Every digital commerce project is a great idea until you get to the bit about integrating with your big, bad, ugly ERP. Consider this nightmare: The Dow Chemical Co. spent $1 billion on an ERP system that took 8-years to implement.
With Shopify Plus and SAP, you’re already ahead of the game with solid platforms that can be integrated efficiently. Now let’s show Dow how things could have been a lot easier and faster.
Must-Do #1: Carefully document your key touchpoints between SAP and Shopify
Take the time to list out and describe the business rules surrounding order flow, fulfillment process, customer account management, and inventory control procedures. Determine which business rules rely on communication between SAP and Shopify, what the communication frequency, cadence, and load will be, and flag uni- and bi-directional communications. Break these down into detailed workflow scenarios in the form of events, triggers, conditions, and actions.

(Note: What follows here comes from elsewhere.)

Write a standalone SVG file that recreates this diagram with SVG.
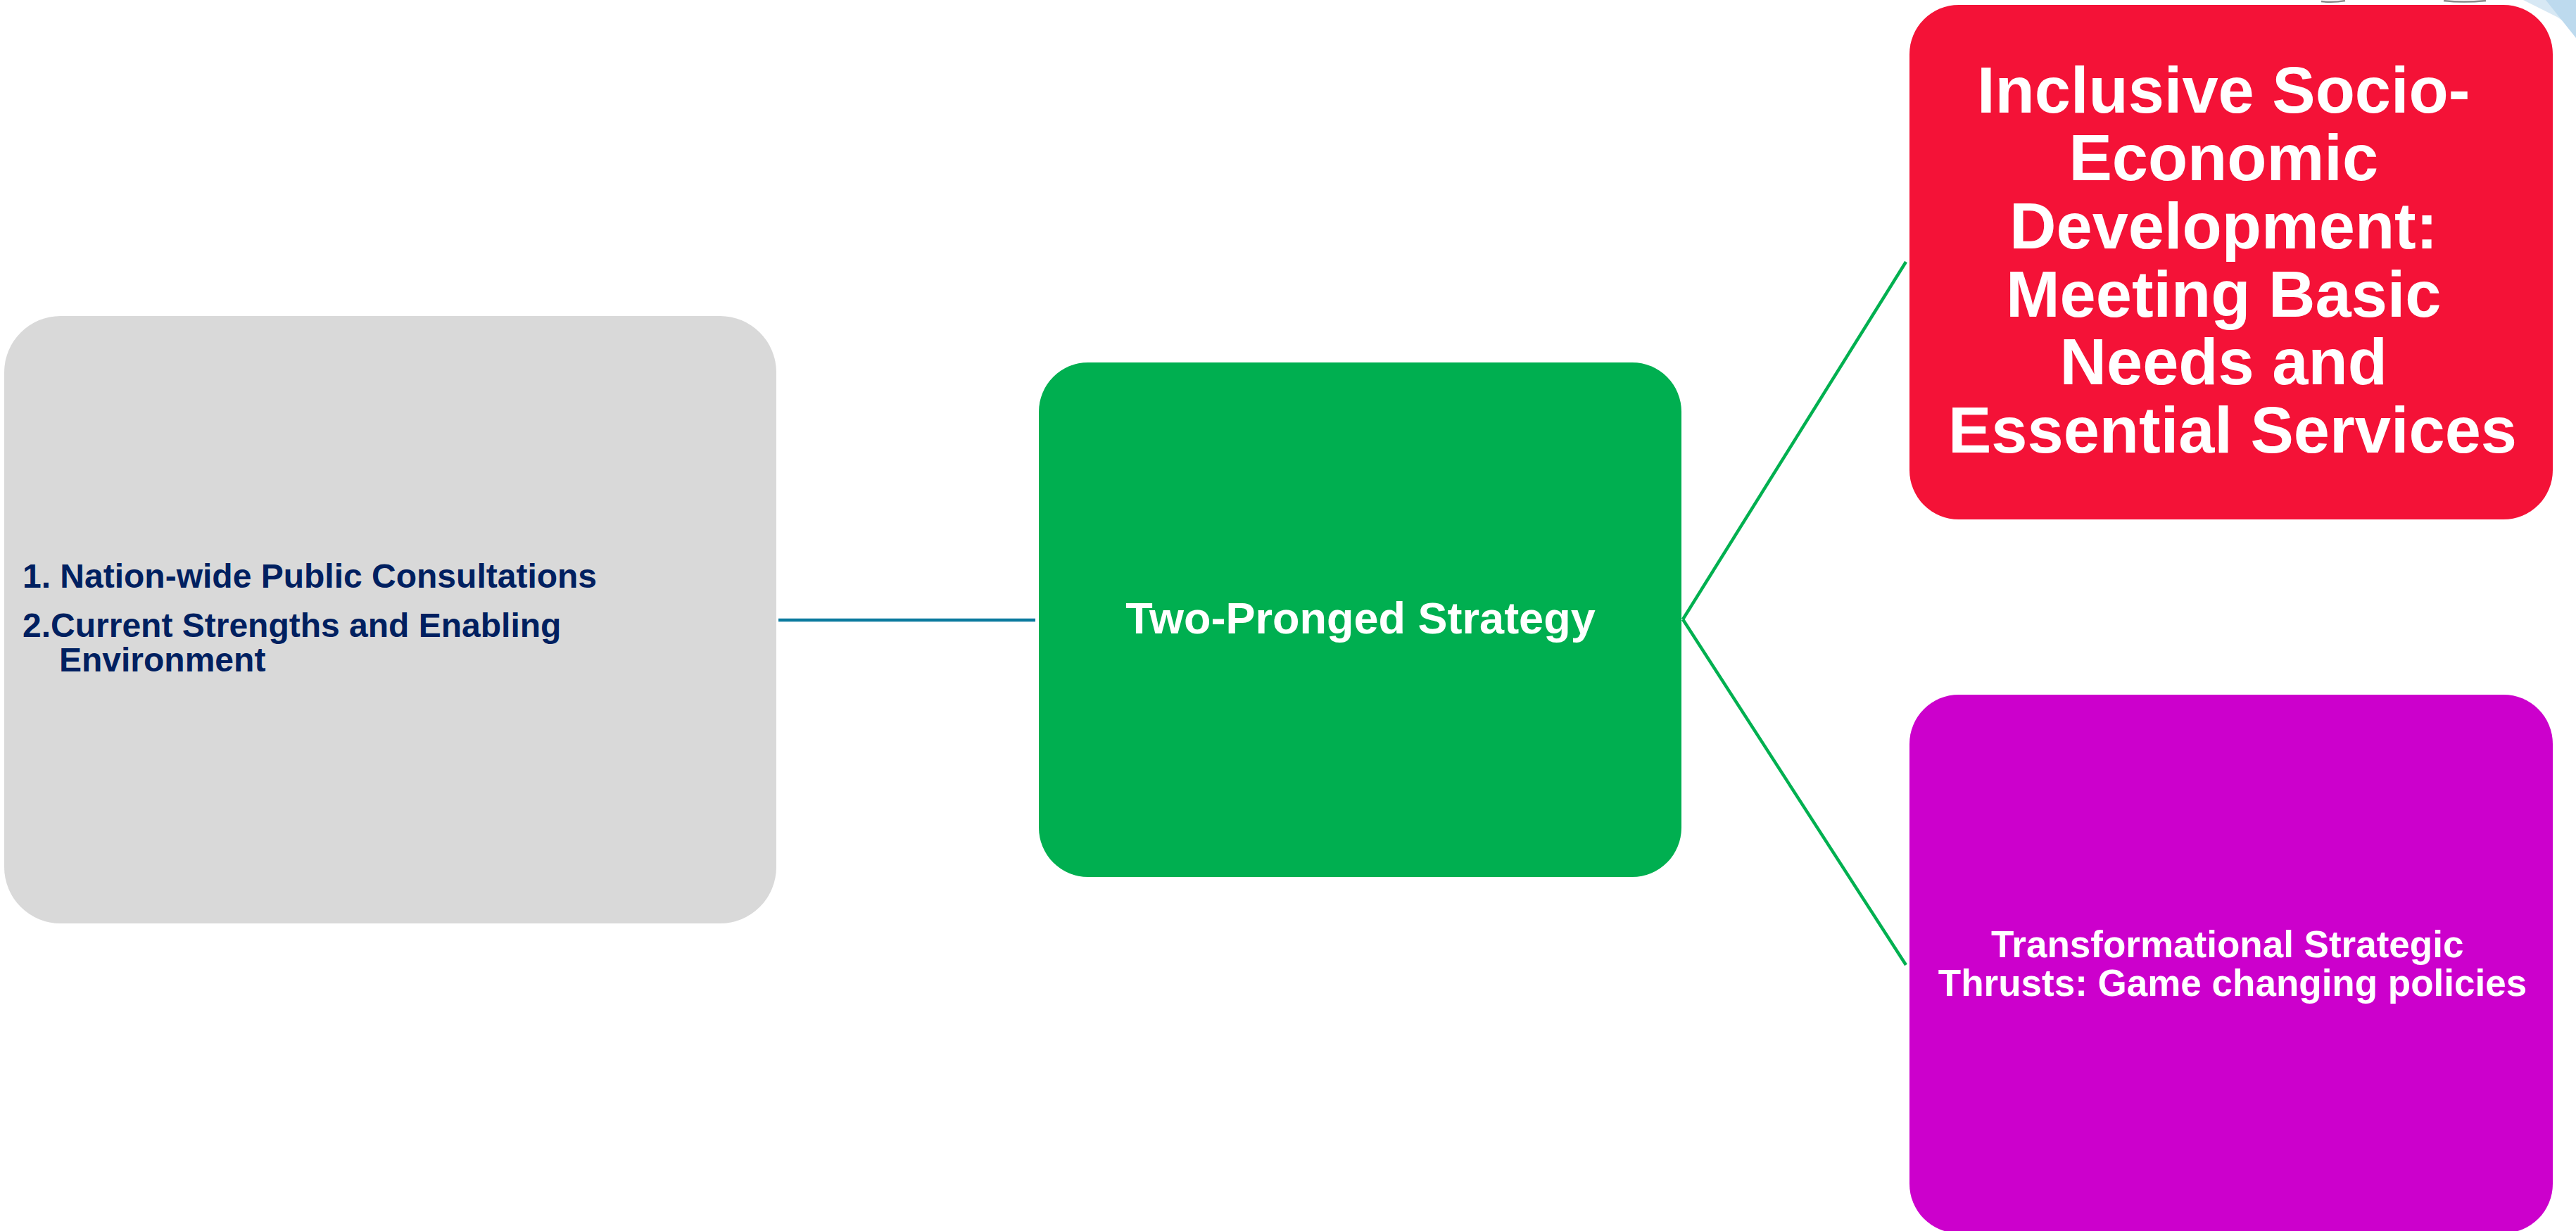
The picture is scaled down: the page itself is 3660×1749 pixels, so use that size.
<svg xmlns="http://www.w3.org/2000/svg" width="3660" height="1749" viewBox="0 0 3660 1749">
  <style>
    .lbl { font-family: "Liberation Sans", Arial, sans-serif; font-weight: bold; }
    .navy { fill: #002060; }
    .white { fill: #FFFFFF; }
    .mid { text-anchor: middle; }
    .link { fill: none; stroke-width: 4.5; stroke-linecap: butt; }
  </style>

  <rect x="0" y="0" width="3660" height="1749" fill="#FFFFFF"/>

  <!-- corner ornament at the top right -->
  <g id="ornament">
    <polygon points="3585,0 3660,0 3660,42 3633,24" fill="#D7E8F4"/>
    <polygon points="3617,0 3660,0 3660,54" fill="#BDDAEE"/>
    <path d="M3298,2 Q3315,4 3332,1" fill="none" stroke="#8A8A8A" stroke-width="2.5"/>
    <path d="M3472,1 Q3500,4 3532,1" fill="none" stroke="#8A8A8A" stroke-width="2.5"/>
  </g>

  <!-- connectors -->
  <g id="connectors">
    <line class="link" x1="1106" y1="881" x2="1471" y2="881" stroke="#0B7A9E"/>
    <line class="link" x1="2391" y1="880" x2="2708" y2="372" stroke="#00B050"/>
    <line class="link" x1="2391" y1="880" x2="2708" y2="1371" stroke="#00B050"/>
  </g>

  <!-- inputs -->
  <g id="node-inputs">
    <rect x="6" y="449" width="1097" height="863" rx="80" ry="80" fill="#D9D9D9"/>
    <text class="lbl navy" font-size="48" x="32" y="835">1. Nation-wide Public Consultations</text>
    <text class="lbl navy" font-size="48" x="32" y="905">2.Current Strengths and Enabling</text>
    <text class="lbl navy" font-size="48" x="84" y="954">Environment</text>
  </g>

  <!-- central strategy -->
  <g id="node-strategy">
    <rect x="1476" y="515" width="913" height="731" rx="70" ry="70" fill="#00AF50"/>
    <text class="lbl white mid" font-size="63" x="1933" y="900">Two-Pronged Strategy</text>
  </g>

  <!-- prong one -->
  <g id="node-development">
    <rect x="2713" y="7" width="914" height="731" rx="70" ry="70" fill="#F41237"/>
    <text class="lbl white mid" font-size="92" x="3170">
      <tspan x="3172" y="160">Inclusive Socio-</tspan>
      <tspan x="3172" y="256">Economic</tspan>
      <tspan x="3172" y="353">Development:</tspan>
      <tspan x="3172" y="450">Meeting Basic</tspan>
      <tspan x="3172" y="546">Needs and</tspan>
      <tspan x="3172" y="643">Essential Services</tspan>
    </text>
  </g>

  <!-- prong two -->
  <g id="node-thrusts">
    <rect x="2713" y="987" width="914" height="765" rx="70" ry="70" fill="#CC00CC"/>
    <text class="lbl white mid" font-size="53" x="3170">
      <tspan x="3172" y="1360">Transformational Strategic</tspan>
      <tspan x="3172" y="1415">Thrusts: Game changing policies</tspan>
    </text>
  </g>
</svg>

Example: a business rule might require that, if a customer buys two of a single product, the second is free. Event: Order Created > Condition: Order has 2 of X > Action: discount X amount.
This work will be time-consuming but without it, you will be buried by unexpected issues arising during the quality assurance testing, user acceptance testing, and post-launch phases.
Must-Do #2: Consider using a connector app
After mapping touchpoints, you’ll be in a great position to determine whether a connector app makes sense. A connector app is a plugin you can install in your Shopify that uses a hosted service to act as a bridge for data to flow between your store and your ERP.
The primary benefit of using this approach is that you won’t have to invest heavily in building and maintaining a custom integration. That maintenance cost over time is often where the most technical debt accumulates in a digital commerce project. (Technical debt are decisions you have to pay for later in terms of time to deal with. You can defer working on technical debt, but every day you do the debt grows and becomes more time consuming to eventually get rid of. Just like financial debt.)
Of course, the time you save by using a pre-built connector is that they often can only satisfy basic business rules and that highly complex business rules (which are common in modern digital commerce) will require a custom integration effort. There may also be internal technology long term goals around performance or compliance with existing middleware technology that may also necessitate a custom approach.
We have vetted or used just about every ERP connector in the Shopify ecosystem. In our experience and analysis, only the Zapier and eBridge Connections connectors are production-ready. We would not recommend any other pre-built connectors.
Still, in every project, it is crucial to both make the effort to see if you can use a pre-built connector and, if not, get buy-in from everyone on the team about the additional work that will be needed to make a custom approach successful.
Must-Do #3: Understand the Shopify API capabilities and limitations before you commit to custom development work
Shopify has a robust API that supports a broad ecosystem of functionality extensions and custom integrations. However, an ERP integration effort — because of the centrality and criticality of the data involved (inventory, price, promotion, etc) — will push any API to its limits.
Before deciding on a custom approach, validate that your goals around data timeliness and flow are compatible with those limitations. For example, the API call ceiling may be a factor in an ERP integration.
Must-Do #4: Create a security assessment and plan
Because ERP integrations involve multiple systems (Shopify, the ERP, and potentially a middleware or ETL layer) you need to document the flow and state of all of the data through the complete integration funnel. Ensure that data is encrypted at rest and in transit, that your logs are stored securely, and that log information itself does not contain sensitive information.
Also be conscious of “data refuse”: Look at temporary file storage and data transience to ensure that sensitive information isn’t left behind unguarded and forgotten.
Must-Do #5: Compromise
Delivering many projects over many years for our clients has taught us that successful projects share common traits. One of the most crucial of those common traits is the willingness to make good compromises.
Because ERP integrations rely on the integration touchpoints of multiple systems and often involve unique business requirements, a willingness to make compromises along the way of building the integration will be crucial to success. There will be unknown unknowns and good decisions will need to be made along the way, always keeping the end goal in sight, to get to the finish line. Dow should have applied this guideline at least by year three.
Must-Do #6: Have a solid quality assurance plan
It should be self-evident that you need a solid plan for ensuring quality both with the initial data population of customer and order records, but also for the ongoing data flow between the systems as orders and customer updates occur.
But the biggest difference in QA testing your Shopify and SAP integration is the scale of data for ERP integrations in general. Unlike relational databases, large datasets require you to think and plan on a larger scale. You should plan testing at the group level, not the record level, by focusing on testing all of the different data clusters (a set of data that is similar, say, all customer records that have made 5+ orders or all customers outside the US). Spend time identifying the three V's of the data: Volume, Variety and Velocity.
Lastly, because timeliness is so crucial (think inventory and out-of-stock) a good QA plan will need to include a variety of performance tests.